§ Instructions for the task
All the data below goes into the copy word for word, but the pictures don't.

==== Material

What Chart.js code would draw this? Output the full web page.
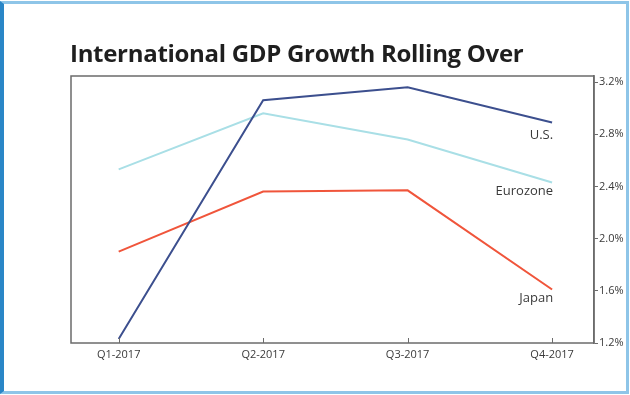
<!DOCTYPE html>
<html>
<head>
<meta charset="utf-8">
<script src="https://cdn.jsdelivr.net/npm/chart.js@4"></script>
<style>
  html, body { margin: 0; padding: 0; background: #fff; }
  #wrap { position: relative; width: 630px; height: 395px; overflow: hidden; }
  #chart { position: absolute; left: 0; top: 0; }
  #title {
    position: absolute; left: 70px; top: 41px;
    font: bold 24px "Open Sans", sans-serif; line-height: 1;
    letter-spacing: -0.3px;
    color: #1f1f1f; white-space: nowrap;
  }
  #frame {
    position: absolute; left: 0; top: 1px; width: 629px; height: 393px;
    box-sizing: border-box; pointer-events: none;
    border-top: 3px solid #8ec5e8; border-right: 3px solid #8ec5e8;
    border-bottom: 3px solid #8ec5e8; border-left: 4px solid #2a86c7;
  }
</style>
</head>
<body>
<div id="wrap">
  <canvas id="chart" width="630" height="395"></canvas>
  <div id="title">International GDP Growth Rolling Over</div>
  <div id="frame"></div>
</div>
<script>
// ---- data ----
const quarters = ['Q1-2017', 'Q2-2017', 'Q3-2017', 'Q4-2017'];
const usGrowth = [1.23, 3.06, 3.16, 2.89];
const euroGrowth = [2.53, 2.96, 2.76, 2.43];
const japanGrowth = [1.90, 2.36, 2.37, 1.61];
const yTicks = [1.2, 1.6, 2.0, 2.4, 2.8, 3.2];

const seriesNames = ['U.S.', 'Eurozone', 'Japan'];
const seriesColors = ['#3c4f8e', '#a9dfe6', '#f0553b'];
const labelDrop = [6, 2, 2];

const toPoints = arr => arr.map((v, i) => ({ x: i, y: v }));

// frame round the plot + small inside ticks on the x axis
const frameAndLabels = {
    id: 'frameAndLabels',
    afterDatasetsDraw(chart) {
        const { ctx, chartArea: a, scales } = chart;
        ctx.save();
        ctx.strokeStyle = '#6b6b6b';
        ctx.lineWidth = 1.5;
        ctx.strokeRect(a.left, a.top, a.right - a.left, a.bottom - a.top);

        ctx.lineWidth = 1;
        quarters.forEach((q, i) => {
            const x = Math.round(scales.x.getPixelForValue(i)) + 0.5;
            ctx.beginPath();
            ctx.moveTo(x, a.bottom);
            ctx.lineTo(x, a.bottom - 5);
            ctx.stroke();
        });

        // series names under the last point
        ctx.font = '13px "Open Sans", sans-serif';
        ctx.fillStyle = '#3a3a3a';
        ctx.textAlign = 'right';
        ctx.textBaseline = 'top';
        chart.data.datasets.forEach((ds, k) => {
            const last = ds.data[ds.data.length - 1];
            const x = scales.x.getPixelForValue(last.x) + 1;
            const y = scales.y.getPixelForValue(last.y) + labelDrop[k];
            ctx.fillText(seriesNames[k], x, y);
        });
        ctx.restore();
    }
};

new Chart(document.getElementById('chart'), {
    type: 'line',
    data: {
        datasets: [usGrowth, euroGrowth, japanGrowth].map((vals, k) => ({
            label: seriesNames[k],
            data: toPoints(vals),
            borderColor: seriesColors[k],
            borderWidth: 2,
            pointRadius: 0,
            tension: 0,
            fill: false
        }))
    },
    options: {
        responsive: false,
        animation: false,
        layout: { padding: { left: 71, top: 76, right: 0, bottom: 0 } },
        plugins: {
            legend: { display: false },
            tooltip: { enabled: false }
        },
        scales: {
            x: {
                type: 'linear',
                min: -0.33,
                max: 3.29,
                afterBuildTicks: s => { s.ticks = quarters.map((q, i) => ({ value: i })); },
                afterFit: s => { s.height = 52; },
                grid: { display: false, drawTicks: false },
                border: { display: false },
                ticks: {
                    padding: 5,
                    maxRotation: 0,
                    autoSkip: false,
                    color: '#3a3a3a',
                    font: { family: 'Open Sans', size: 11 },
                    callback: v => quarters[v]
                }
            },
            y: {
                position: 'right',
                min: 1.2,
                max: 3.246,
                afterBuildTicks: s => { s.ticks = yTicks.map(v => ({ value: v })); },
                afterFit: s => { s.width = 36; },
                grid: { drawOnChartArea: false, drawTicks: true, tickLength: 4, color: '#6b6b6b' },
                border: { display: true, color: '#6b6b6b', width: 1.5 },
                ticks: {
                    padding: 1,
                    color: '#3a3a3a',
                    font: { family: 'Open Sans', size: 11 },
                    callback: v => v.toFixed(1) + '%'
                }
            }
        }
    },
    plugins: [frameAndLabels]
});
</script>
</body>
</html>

========

§ Task result
What Chart.js code would draw this? Output the full web page.
<!DOCTYPE html>
<html>
<head>
<meta charset="utf-8">
<script src="https://cdn.jsdelivr.net/npm/chart.js@4"></script>
<style>
  html, body { margin: 0; padding: 0; background: #fff; }
  #wrap { position: relative; width: 630px; height: 395px; overflow: hidden; }
  #chart { position: absolute; left: 0; top: 0; }
  #title {
    position: absolute; left: 70px; top: 41px;
    font: bold 24px "Open Sans", sans-serif; line-height: 1;
    letter-spacing: -0.3px;
    color: #1f1f1f; white-space: nowrap;
  }
  #frame {
    position: absolute; left: 0; top: 1px; width: 629px; height: 393px;
    box-sizing: border-box; pointer-events: none;
    border-top: 3px solid #8ec5e8; border-right: 3px solid #8ec5e8;
    border-bottom: 3px solid #8ec5e8; border-left: 4px solid #2a86c7;
  }
</style>
</head>
<body>
<div id="wrap">
  <canvas id="chart" width="630" height="395"></canvas>
  <div id="title">International GDP Growth Rolling Over</div>
  <div id="frame"></div>
</div>
<script>
// ---- data ----
const quarters = ['Q1-2017', 'Q2-2017', 'Q3-2017', 'Q4-2017'];
const usGrowth = [1.23, 3.06, 3.16, 2.89];
const euroGrowth = [2.53, 2.96, 2.76, 2.43];
const japanGrowth = [1.90, 2.36, 2.37, 1.61];
const yTicks = [1.2, 1.6, 2.0, 2.4, 2.8, 3.2];

const seriesNames = ['U.S.', 'Eurozone', 'Japan'];
const seriesColors = ['#3c4f8e', '#a9dfe6', '#f0553b'];
const labelDrop = [6, 2, 2];

const toPoints = arr => arr.map((v, i) => ({ x: i, y: v }));

// frame round the plot + small inside ticks on the x axis
const frameAndLabels = {
    id: 'frameAndLabels',
    afterDatasetsDraw(chart) {
        const { ctx, chartArea: a, scales } = chart;
        ctx.save();
        ctx.strokeStyle = '#6b6b6b';
        ctx.lineWidth = 1.5;
        ctx.strokeRect(a.left, a.top, a.right - a.left, a.bottom - a.top);

        ctx.lineWidth = 1;
        quarters.forEach((q, i) => {
            const x = Math.round(scales.x.getPixelForValue(i)) + 0.5;
            ctx.beginPath();
            ctx.moveTo(x, a.bottom);
            ctx.lineTo(x, a.bottom - 5);
            ctx.stroke();
        });

        // series names under the last point
        ctx.font = '13px "Open Sans", sans-serif';
        ctx.fillStyle = '#3a3a3a';
        ctx.textAlign = 'right';
        ctx.textBaseline = 'top';
        chart.data.datasets.forEach((ds, k) => {
            const last = ds.data[ds.data.length - 1];
            const x = scales.x.getPixelForValue(last.x) + 1;
            const y = scales.y.getPixelForValue(last.y) + labelDrop[k];
            ctx.fillText(seriesNames[k], x, y);
        });
        ctx.restore();
    }
};

new Chart(document.getElementById('chart'), {
    type: 'line',
    data: {
        datasets: [usGrowth, euroGrowth, japanGrowth].map((vals, k) => ({
            label: seriesNames[k],
            data: toPoints(vals),
            borderColor: seriesColors[k],
            borderWidth: 2,
            pointRadius: 0,
            tension: 0,
            fill: false
        }))
    },
    options: {
        responsive: false,
        animation: false,
        layout: { padding: { left: 71, top: 76, right: 0, bottom: 0 } },
        plugins: {
            legend: { display: false },
            tooltip: { enabled: false }
        },
        scales: {
            x: {
                type: 'linear',
                min: -0.33,
                max: 3.29,
                afterBuildTicks: s => { s.ticks = quarters.map((q, i) => ({ value: i })); },
                afterFit: s => { s.height = 52; },
                grid: { display: false, drawTicks: false },
                border: { display: false },
                ticks: {
                    padding: 5,
                    maxRotation: 0,
                    autoSkip: false,
                    color: '#3a3a3a',
                    font: { family: 'Open Sans', size: 11 },
                    callback: v => quarters[v]
                }
            },
            y: {
                position: 'right',
                min: 1.2,
                max: 3.246,
                afterBuildTicks: s => { s.ticks = yTicks.map(v => ({ value: v })); },
                afterFit: s => { s.width = 36; },
                grid: { drawOnChartArea: false, drawTicks: true, tickLength: 4, color: '#6b6b6b' },
                border: { display: true, color: '#6b6b6b', width: 1.5 },
                ticks: {
                    padding: 1,
                    color: '#3a3a3a',
                    font: { family: 'Open Sans', size: 11 },
                    callback: v => v.toFixed(1) + '%'
                }
            }
        }
    },
    plugins: [frameAndLabels]
});
</script>
</body>
</html>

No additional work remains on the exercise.